友々素敵

人はなぜ生きるのか。それは生きているから。生きていることは素敵なことなのです。

世代論

2008年07月25日 16時39分10秒 | Weblog
 松阪から友人が来た時、秋葉原の事件が話題の一つに上がった。彼は49歳で、犯人の父親と同じ歳だそうだ。このところ、連続殺人事件が頻繁に起こっているが、犯人の親の年齢が50代前後だという。世代論で片付けることはちょっと無理があるかもしれないが、事件を考える一つの視点であるとは言えそうだ。

 60代の親は明治生まれか、大正生まれであろう。時代は貧しかったのに、西洋諸国に追いつき追い越せと頑張ってきた世代だ。50代の親は昭和一桁生まれだろう。子どもの頃は神国日本と教えられ、敗戦後の社会を復興し発展させてきた。どんどん豊かな生活を手に入れられることを実感してきた。子どもの時に教えられ形成された価値観は見事に否定され、かといって自分を納得させる価値観を築くことが出来ない。

 私の父は明治の末の生まれで、しかも教師だったから、戦前の価値観と戦後の価値観のギャップに戸惑ったと思う。正確もあると思うけれど、ほとんど何も自分の価値観を押し付けることがなかった。戦争には行っていないから、軍隊のつらさは知らないから、戦争の話は聞いたことがない。ただアメリカに勝てないと思っていたと話してくれたように思う。それよりも、戦後も戦争へと国民を駆り立てた人々が国の中枢にいることに私の関心を導いたように思う。

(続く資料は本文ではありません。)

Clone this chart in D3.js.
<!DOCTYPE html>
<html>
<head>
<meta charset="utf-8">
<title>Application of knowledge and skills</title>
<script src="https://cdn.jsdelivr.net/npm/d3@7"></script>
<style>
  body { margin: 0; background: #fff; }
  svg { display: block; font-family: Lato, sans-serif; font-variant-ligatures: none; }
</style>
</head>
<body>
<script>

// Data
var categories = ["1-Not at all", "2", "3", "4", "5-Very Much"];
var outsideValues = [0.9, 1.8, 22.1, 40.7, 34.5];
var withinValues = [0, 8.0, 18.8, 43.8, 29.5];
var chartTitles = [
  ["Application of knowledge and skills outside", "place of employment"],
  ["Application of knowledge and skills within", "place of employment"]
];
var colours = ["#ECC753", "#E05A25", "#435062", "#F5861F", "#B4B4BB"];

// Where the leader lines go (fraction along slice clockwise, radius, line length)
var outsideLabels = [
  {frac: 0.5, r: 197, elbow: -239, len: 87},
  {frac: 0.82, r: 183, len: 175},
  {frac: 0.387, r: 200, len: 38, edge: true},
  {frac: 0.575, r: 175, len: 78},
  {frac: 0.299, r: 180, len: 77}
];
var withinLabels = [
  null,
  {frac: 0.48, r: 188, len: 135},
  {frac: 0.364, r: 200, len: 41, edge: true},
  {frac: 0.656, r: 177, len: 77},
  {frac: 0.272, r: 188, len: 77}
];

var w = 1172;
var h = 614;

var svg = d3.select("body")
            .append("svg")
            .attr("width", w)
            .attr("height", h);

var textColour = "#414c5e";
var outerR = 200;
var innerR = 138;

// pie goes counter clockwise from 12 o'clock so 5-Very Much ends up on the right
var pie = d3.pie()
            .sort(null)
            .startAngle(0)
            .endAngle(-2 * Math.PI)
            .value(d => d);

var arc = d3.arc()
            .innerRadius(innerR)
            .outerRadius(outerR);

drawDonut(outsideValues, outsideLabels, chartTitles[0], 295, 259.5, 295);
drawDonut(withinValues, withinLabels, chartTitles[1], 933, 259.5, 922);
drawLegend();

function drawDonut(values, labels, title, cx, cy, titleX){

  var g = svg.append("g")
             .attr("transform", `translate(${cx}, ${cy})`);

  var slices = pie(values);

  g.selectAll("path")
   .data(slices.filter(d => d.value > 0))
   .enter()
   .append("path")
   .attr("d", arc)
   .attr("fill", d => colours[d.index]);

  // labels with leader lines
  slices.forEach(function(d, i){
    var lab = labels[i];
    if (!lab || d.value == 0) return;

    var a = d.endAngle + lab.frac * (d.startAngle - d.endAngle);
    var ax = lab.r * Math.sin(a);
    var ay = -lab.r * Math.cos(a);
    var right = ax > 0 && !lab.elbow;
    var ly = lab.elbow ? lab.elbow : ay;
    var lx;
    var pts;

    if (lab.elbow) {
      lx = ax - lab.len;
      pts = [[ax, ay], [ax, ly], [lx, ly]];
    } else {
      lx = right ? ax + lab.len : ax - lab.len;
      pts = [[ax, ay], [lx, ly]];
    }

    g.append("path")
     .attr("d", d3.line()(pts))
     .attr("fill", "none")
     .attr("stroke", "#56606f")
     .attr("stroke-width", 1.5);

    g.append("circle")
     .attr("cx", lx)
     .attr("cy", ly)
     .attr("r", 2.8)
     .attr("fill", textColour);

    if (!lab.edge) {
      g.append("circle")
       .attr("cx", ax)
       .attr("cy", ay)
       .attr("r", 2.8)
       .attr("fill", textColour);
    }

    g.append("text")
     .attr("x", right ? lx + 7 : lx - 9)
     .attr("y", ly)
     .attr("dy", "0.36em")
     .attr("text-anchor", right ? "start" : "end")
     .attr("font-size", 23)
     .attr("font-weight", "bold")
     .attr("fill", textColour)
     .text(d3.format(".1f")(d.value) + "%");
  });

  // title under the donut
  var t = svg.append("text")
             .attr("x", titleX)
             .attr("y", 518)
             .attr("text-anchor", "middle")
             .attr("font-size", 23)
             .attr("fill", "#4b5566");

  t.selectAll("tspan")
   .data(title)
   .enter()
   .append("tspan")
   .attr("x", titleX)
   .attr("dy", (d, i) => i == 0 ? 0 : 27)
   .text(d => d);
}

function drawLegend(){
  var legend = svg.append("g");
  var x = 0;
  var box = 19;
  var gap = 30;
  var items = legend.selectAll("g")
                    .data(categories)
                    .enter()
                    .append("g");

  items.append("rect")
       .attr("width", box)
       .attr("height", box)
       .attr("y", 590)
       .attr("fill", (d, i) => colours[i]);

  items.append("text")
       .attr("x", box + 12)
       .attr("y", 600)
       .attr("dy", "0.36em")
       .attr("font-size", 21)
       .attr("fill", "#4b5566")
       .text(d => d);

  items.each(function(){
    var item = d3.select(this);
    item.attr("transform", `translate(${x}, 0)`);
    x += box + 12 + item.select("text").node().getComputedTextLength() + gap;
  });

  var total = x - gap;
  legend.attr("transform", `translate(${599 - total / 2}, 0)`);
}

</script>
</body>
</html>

 私の母は、父よりも二つ年上で、さらに田舎の百姓の娘だが、母親の父に当たる人は勉強好きだった母に学問することを許したようだ。母の兄弟の中では母だけが進学している。母は父とは正反対で、行動的で積極的で感情的な人だった。母の口癖は「男はジェントルマンでなくてはいけない」と言うものだった。父も母も、勉強せよとか、これをしなさい、これはダメだ、ということはなかった。母は褒め上手で、私が庭弄りが好きでせっせと土を耕していると、「きれいな指をしているね。きっとピアニストになれるよ」などと言った。我が家にはピアノなどないし、そもそも私は鍬で土を耕しているのだから全く関係のない話だ。後から思うと、百姓の家に生まれた母は私を違うものにしたかったのだろう。

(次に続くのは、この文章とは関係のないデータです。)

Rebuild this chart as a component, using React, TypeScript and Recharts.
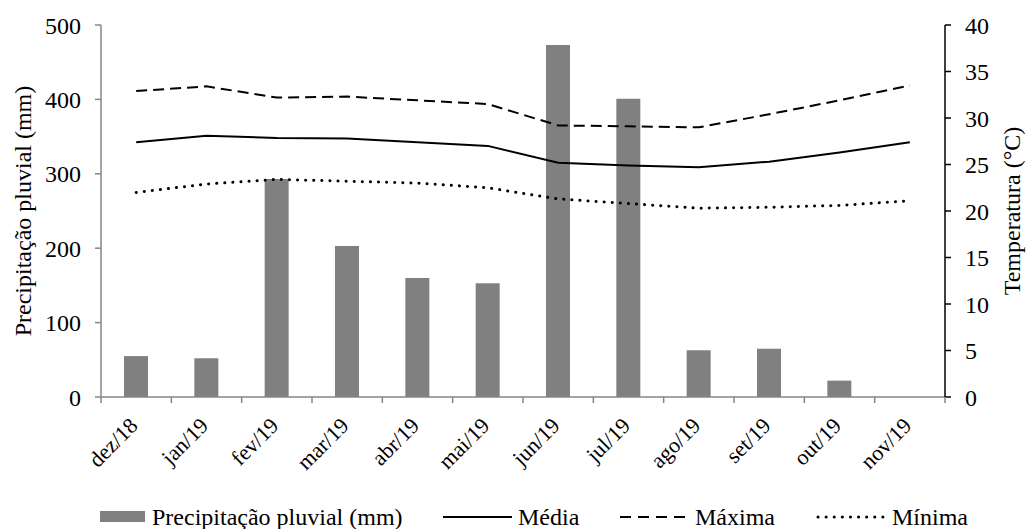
import React from 'react';
import {
  ComposedChart, Bar, Line, XAxis, YAxis, Legend,
} from 'recharts';

const months = ['dez/18', 'jan/19', 'fev/19', 'mar/19', 'abr/19', 'mai/19', 'jun/19', 'jul/19', 'ago/19', 'set/19', 'out/19', 'nov/19'];
const precipitacao = [55, 52, 293, 203, 160, 153, 473, 401, 63, 65, 22, 0];
const media = [27.4, 28.1, 27.85, 27.8, 27.4, 27.0, 25.2, 24.9, 24.7, 25.3, 26.3, 27.4];
const maxima = [32.9, 33.4, 32.2, 32.3, 31.9, 31.5, 29.2, 29.1, 29.0, 30.4, 31.9, 33.5];
const minima = [22.0, 22.9, 23.4, 23.2, 23.0, 22.5, 21.3, 20.8, 20.3, 20.4, 20.6, 21.1];
const precTicks = [0, 100, 200, 300, 400, 500];
const tempTicks = [0, 5, 10, 15, 20, 25, 30, 35, 40];

const data = months.map((m, i) => ({
  mes: m,
  prec: precipitacao[i],
  media: media[i],
  maxima: maxima[i],
  minima: minima[i],
}));

const FONT = '"Liberation Serif", "Times New Roman", serif';
const W = 1029;
const H = 529;
const PLOT_LEFT = 101;
const PLOT_RIGHT = 945;
const BAND = (PLOT_RIGHT - PLOT_LEFT) / months.length;

// month label rotated 45°, plus the tick mark on the category boundary (Excel style)
const MonthTick = (props: any) => {
  const { x, y, payload, index } = props;
  const left = x - BAND / 2;
  const right = x + BAND / 2;
  return (
    <g>
      <line x1={left} y1={y} x2={left} y2={y + 6} stroke="#868686" strokeWidth={1.5} />
      {index === months.length - 1 && (
        <line x1={right} y1={y} x2={right} y2={y + 6} stroke="#868686" strokeWidth={1.5} />
      )}
      <text
        x={x + 3}
        y={y + 30}
        textAnchor="end"
        transform={`rotate(-45, ${x + 3}, ${y + 30})`}
        fontFamily={FONT}
        fontSize={22}
        fill="#000"
      >
        {payload.value}
      </text>
    </g>
  );
};

const LeftTitle = (props: any) => {
  const { viewBox } = props;
  const cy = viewBox.y + viewBox.height / 2;
  return (
    <text x={23} y={cy} transform={`rotate(-90, 23, ${cy})`} textAnchor="middle" dominantBaseline="central"
      fontFamily={FONT} fontSize={24} fill="#000">
      Precipitação pluvial (mm)
    </text>
  );
};

const RightTitle = (props: any) => {
  const { viewBox } = props;
  const cy = viewBox.y + viewBox.height / 2;
  return (
    <text x={1012} y={cy} transform={`rotate(-90, 1012, ${cy})`} textAnchor="middle" dominantBaseline="central"
      fontFamily={FONT} fontSize={24} fill="#000">
      Temperatura (°C)
    </text>
  );
};

const LegendBox = () => {
  const cy = 28;
  const txt = { fontFamily: FONT, fontSize: 24, fill: '#000' };
  return (
    <svg width={W} height={40} style={{ display: 'block' }}>
      <rect x={100} y={cy - 6} width={45} height={11} fill="#808080" />
      <text x={152} y={cy} dominantBaseline="central" {...txt}>Precipitação pluvial (mm)</text>
      <line x1={443} y1={cy} x2={512} y2={cy} stroke="#000" strokeWidth={2} />
      <text x={518} y={cy} dominantBaseline="central" {...txt}>Média</text>
      <line x1={620} y1={cy} x2={686} y2={cy} stroke="#000" strokeWidth={2} strokeDasharray="11 7" />
      <text x={695} y={cy} dominantBaseline="central" {...txt}>Máxima</text>
      <line x1={818} y1={cy} x2={883} y2={cy} stroke="#000" strokeWidth={3} strokeDasharray="0.1 8" strokeLinecap="round" />
      <text x={892} y={cy} dominantBaseline="central" {...txt}>Mínima</text>
    </svg>
  );
};

export default function App() {
  return (
    <div style={{ position: 'absolute', left: 0, top: 0, width: W, height: H, background: '#fff' }}>
      <ComposedChart width={W} height={H} data={data} margin={{ top: 25, right: 0, bottom: 0, left: 0 }}>
        <XAxis
          dataKey="mes"
          height={92}
          tick={<MonthTick />}
          tickLine={false}
          tickSize={0}
          tickMargin={0}
          axisLine={{ stroke: '#868686', strokeWidth: 1.5 }}
          interval={0}
        />
        <YAxis
          yAxisId="left"
          width={PLOT_LEFT}
          domain={[0, 500]}
          ticks={precTicks}
          tickSize={6}
          tickMargin={14}
          tick={{ fontFamily: FONT, fontSize: 24, fill: '#000' }}
          axisLine={{ stroke: '#868686', strokeWidth: 1.5 }}
          tickLine={{ stroke: '#868686', strokeWidth: 1.5 }}
          label={<LeftTitle />}
        />
        <YAxis
          yAxisId="right"
          orientation="right"
          width={W - PLOT_RIGHT}
          domain={[0, 40]}
          ticks={tempTicks}
          tickSize={6}
          tickMargin={14}
          tick={{ fontFamily: FONT, fontSize: 24, fill: '#000', textAnchor: 'start' }}
          axisLine={{ stroke: '#000', strokeWidth: 1.5 }}
          tickLine={{ stroke: '#000', strokeWidth: 1.5 }}
          label={<RightTitle />}
        />
        <Legend
          verticalAlign="bottom"
          content={<LegendBox />}
          wrapperStyle={{ left: 0, width: W, height: 40 }}
        />
        <Bar yAxisId="left" dataKey="prec" fill="#808080" barSize={24} isAnimationActive={false} />
        <Line yAxisId="right" dataKey="media" stroke="#000" strokeWidth={2} dot={false} isAnimationActive={false} />
        <Line yAxisId="right" dataKey="maxima" stroke="#000" strokeWidth={2} strokeDasharray="11 6" dot={false} isAnimationActive={false} />
        <Line yAxisId="right" dataKey="minima" stroke="#000" strokeWidth={3} strokeDasharray="0.1 8" strokeLinecap="round" dot={false} isAnimationActive={false} />
      </ComposedChart>
    </div>
  );
}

 親が子どもにこうしなさいと強制することはできないが、しかし、親が何を大切に思っているか、親の価値観を子どもに伝えることは大切なことだと私は思っている。親と子は、世代が違うわけだから、当然考え方や価値観も違うだろう。一致させることはないけれど、親であれば子どもに期待するものが何か、生き方として伝えておく必要があると思う。そうすることが、秋葉原のような事件の温床をなくすことになるのではないだろうか。

 NHKの朝の連続テレビ小説『瞳』の中で、「照れと意地っ張りがなければ、世間の親子はもっと幸せになるだろう」というセリフがあったが、そのとおりだと思う。